__Objective__
With the pictures left out, copy the listing below exactly.
BEGIN Supplied information
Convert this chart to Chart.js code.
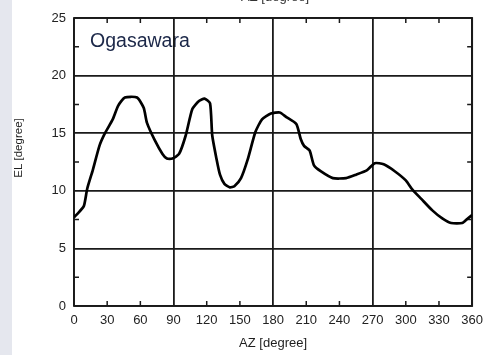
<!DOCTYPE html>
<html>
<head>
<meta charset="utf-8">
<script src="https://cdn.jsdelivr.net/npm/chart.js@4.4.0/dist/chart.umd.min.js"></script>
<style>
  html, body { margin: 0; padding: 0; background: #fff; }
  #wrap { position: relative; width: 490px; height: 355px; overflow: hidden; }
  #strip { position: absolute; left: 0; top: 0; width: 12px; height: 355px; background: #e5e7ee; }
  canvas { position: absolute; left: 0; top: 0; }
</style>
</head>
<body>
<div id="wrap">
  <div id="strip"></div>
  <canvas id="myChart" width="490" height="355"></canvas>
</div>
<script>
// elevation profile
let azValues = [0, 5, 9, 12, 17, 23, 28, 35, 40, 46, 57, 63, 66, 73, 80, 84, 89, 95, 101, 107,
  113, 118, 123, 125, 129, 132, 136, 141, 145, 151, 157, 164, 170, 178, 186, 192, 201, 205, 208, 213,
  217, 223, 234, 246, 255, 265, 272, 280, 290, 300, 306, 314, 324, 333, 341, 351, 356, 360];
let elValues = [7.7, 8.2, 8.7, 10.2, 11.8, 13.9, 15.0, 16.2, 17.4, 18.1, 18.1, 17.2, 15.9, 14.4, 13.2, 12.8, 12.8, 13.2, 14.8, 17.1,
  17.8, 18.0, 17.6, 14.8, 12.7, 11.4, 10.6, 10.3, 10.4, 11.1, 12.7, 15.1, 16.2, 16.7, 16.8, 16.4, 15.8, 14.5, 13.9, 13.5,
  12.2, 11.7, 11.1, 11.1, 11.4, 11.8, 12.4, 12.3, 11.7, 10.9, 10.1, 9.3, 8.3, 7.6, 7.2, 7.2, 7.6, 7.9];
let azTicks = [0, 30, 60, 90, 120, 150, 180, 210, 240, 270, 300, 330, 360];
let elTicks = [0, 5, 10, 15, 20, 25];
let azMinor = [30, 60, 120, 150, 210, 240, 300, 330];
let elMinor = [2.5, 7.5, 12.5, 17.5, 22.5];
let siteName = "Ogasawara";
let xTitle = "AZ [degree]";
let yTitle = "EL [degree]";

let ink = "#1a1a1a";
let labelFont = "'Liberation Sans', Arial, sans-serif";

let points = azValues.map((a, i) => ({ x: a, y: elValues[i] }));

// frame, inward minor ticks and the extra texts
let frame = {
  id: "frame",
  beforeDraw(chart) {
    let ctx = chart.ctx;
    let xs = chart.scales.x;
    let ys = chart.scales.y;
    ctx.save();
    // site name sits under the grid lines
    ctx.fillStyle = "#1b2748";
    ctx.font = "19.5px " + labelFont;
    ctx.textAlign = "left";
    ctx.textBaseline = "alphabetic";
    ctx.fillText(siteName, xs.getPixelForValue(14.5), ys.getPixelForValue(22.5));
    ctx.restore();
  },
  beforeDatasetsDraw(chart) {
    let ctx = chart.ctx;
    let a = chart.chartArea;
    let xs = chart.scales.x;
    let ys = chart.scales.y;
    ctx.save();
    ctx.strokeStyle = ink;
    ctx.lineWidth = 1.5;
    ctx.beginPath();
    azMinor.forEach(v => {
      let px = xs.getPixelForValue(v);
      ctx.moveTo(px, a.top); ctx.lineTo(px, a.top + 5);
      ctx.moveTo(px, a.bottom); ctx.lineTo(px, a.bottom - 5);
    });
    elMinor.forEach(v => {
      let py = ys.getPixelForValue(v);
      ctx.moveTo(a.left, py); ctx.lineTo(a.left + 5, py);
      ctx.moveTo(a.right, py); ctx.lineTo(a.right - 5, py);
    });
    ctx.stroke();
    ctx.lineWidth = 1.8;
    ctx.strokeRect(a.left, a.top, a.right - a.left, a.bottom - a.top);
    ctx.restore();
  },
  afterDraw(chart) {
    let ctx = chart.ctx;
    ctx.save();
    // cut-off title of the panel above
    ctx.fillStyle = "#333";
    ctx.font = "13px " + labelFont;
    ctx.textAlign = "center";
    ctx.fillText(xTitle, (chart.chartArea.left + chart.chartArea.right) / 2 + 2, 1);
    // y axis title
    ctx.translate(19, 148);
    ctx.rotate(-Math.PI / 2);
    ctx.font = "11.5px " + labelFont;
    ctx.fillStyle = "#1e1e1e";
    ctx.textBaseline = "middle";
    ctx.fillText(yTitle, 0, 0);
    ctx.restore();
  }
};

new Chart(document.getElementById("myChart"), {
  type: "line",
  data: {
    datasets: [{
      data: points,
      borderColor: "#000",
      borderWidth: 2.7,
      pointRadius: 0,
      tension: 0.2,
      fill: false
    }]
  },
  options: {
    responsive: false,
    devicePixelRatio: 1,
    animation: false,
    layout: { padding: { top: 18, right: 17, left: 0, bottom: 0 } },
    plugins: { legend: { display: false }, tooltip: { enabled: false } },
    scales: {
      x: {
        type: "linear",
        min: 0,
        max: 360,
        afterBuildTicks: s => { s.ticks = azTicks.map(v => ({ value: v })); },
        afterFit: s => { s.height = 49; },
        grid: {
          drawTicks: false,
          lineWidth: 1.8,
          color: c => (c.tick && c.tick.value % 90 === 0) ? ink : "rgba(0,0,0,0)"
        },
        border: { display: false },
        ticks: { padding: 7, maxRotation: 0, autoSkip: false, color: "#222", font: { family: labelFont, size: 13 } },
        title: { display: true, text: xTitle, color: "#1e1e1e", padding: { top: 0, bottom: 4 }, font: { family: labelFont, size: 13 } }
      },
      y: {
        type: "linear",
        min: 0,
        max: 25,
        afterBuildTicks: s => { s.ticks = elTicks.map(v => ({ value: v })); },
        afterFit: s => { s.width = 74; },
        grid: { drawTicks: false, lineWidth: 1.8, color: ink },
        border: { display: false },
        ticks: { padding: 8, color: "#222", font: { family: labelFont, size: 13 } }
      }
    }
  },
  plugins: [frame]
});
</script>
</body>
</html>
END Supplied information
__Full response__
Convert this chart to Chart.js code.
<!DOCTYPE html>
<html>
<head>
<meta charset="utf-8">
<script src="https://cdn.jsdelivr.net/npm/chart.js@4.4.0/dist/chart.umd.min.js"></script>
<style>
  html, body { margin: 0; padding: 0; background: #fff; }
  #wrap { position: relative; width: 490px; height: 355px; overflow: hidden; }
  #strip { position: absolute; left: 0; top: 0; width: 12px; height: 355px; background: #e5e7ee; }
  canvas { position: absolute; left: 0; top: 0; }
</style>
</head>
<body>
<div id="wrap">
  <div id="strip"></div>
  <canvas id="myChart" width="490" height="355"></canvas>
</div>
<script>
// elevation profile
let azValues = [0, 5, 9, 12, 17, 23, 28, 35, 40, 46, 57, 63, 66, 73, 80, 84, 89, 95, 101, 107,
  113, 118, 123, 125, 129, 132, 136, 141, 145, 151, 157, 164, 170, 178, 186, 192, 201, 205, 208, 213,
  217, 223, 234, 246, 255, 265, 272, 280, 290, 300, 306, 314, 324, 333, 341, 351, 356, 360];
let elValues = [7.7, 8.2, 8.7, 10.2, 11.8, 13.9, 15.0, 16.2, 17.4, 18.1, 18.1, 17.2, 15.9, 14.4, 13.2, 12.8, 12.8, 13.2, 14.8, 17.1,
  17.8, 18.0, 17.6, 14.8, 12.7, 11.4, 10.6, 10.3, 10.4, 11.1, 12.7, 15.1, 16.2, 16.7, 16.8, 16.4, 15.8, 14.5, 13.9, 13.5,
  12.2, 11.7, 11.1, 11.1, 11.4, 11.8, 12.4, 12.3, 11.7, 10.9, 10.1, 9.3, 8.3, 7.6, 7.2, 7.2, 7.6, 7.9];
let azTicks = [0, 30, 60, 90, 120, 150, 180, 210, 240, 270, 300, 330, 360];
let elTicks = [0, 5, 10, 15, 20, 25];
let azMinor = [30, 60, 120, 150, 210, 240, 300, 330];
let elMinor = [2.5, 7.5, 12.5, 17.5, 22.5];
let siteName = "Ogasawara";
let xTitle = "AZ [degree]";
let yTitle = "EL [degree]";

let ink = "#1a1a1a";
let labelFont = "'Liberation Sans', Arial, sans-serif";

let points = azValues.map((a, i) => ({ x: a, y: elValues[i] }));

// frame, inward minor ticks and the extra texts
let frame = {
  id: "frame",
  beforeDraw(chart) {
    let ctx = chart.ctx;
    let xs = chart.scales.x;
    let ys = chart.scales.y;
    ctx.save();
    // site name sits under the grid lines
    ctx.fillStyle = "#1b2748";
    ctx.font = "19.5px " + labelFont;
    ctx.textAlign = "left";
    ctx.textBaseline = "alphabetic";
    ctx.fillText(siteName, xs.getPixelForValue(14.5), ys.getPixelForValue(22.5));
    ctx.restore();
  },
  beforeDatasetsDraw(chart) {
    let ctx = chart.ctx;
    let a = chart.chartArea;
    let xs = chart.scales.x;
    let ys = chart.scales.y;
    ctx.save();
    ctx.strokeStyle = ink;
    ctx.lineWidth = 1.5;
    ctx.beginPath();
    azMinor.forEach(v => {
      let px = xs.getPixelForValue(v);
      ctx.moveTo(px, a.top); ctx.lineTo(px, a.top + 5);
      ctx.moveTo(px, a.bottom); ctx.lineTo(px, a.bottom - 5);
    });
    elMinor.forEach(v => {
      let py = ys.getPixelForValue(v);
      ctx.moveTo(a.left, py); ctx.lineTo(a.left + 5, py);
      ctx.moveTo(a.right, py); ctx.lineTo(a.right - 5, py);
    });
    ctx.stroke();
    ctx.lineWidth = 1.8;
    ctx.strokeRect(a.left, a.top, a.right - a.left, a.bottom - a.top);
    ctx.restore();
  },
  afterDraw(chart) {
    let ctx = chart.ctx;
    ctx.save();
    // cut-off title of the panel above
    ctx.fillStyle = "#333";
    ctx.font = "13px " + labelFont;
    ctx.textAlign = "center";
    ctx.fillText(xTitle, (chart.chartArea.left + chart.chartArea.right) / 2 + 2, 1);
    // y axis title
    ctx.translate(19, 148);
    ctx.rotate(-Math.PI / 2);
    ctx.font = "11.5px " + labelFont;
    ctx.fillStyle = "#1e1e1e";
    ctx.textBaseline = "middle";
    ctx.fillText(yTitle, 0, 0);
    ctx.restore();
  }
};

new Chart(document.getElementById("myChart"), {
  type: "line",
  data: {
    datasets: [{
      data: points,
      borderColor: "#000",
      borderWidth: 2.7,
      pointRadius: 0,
      tension: 0.2,
      fill: false
    }]
  },
  options: {
    responsive: false,
    devicePixelRatio: 1,
    animation: false,
    layout: { padding: { top: 18, right: 17, left: 0, bottom: 0 } },
    plugins: { legend: { display: false }, tooltip: { enabled: false } },
    scales: {
      x: {
        type: "linear",
        min: 0,
        max: 360,
        afterBuildTicks: s => { s.ticks = azTicks.map(v => ({ value: v })); },
        afterFit: s => { s.height = 49; },
        grid: {
          drawTicks: false,
          lineWidth: 1.8,
          color: c => (c.tick && c.tick.value % 90 === 0) ? ink : "rgba(0,0,0,0)"
        },
        border: { display: false },
        ticks: { padding: 7, maxRotation: 0, autoSkip: false, color: "#222", font: { family: labelFont, size: 13 } },
        title: { display: true, text: xTitle, color: "#1e1e1e", padding: { top: 0, bottom: 4 }, font: { family: labelFont, size: 13 } }
      },
      y: {
        type: "linear",
        min: 0,
        max: 25,
        afterBuildTicks: s => { s.ticks = elTicks.map(v => ({ value: v })); },
        afterFit: s => { s.width = 74; },
        grid: { drawTicks: false, lineWidth: 1.8, color: ink },
        border: { display: false },
        ticks: { padding: 8, color: "#222", font: { family: labelFont, size: 13 } }
      }
    }
  },
  plugins: [frame]
});
</script>
</body>
</html>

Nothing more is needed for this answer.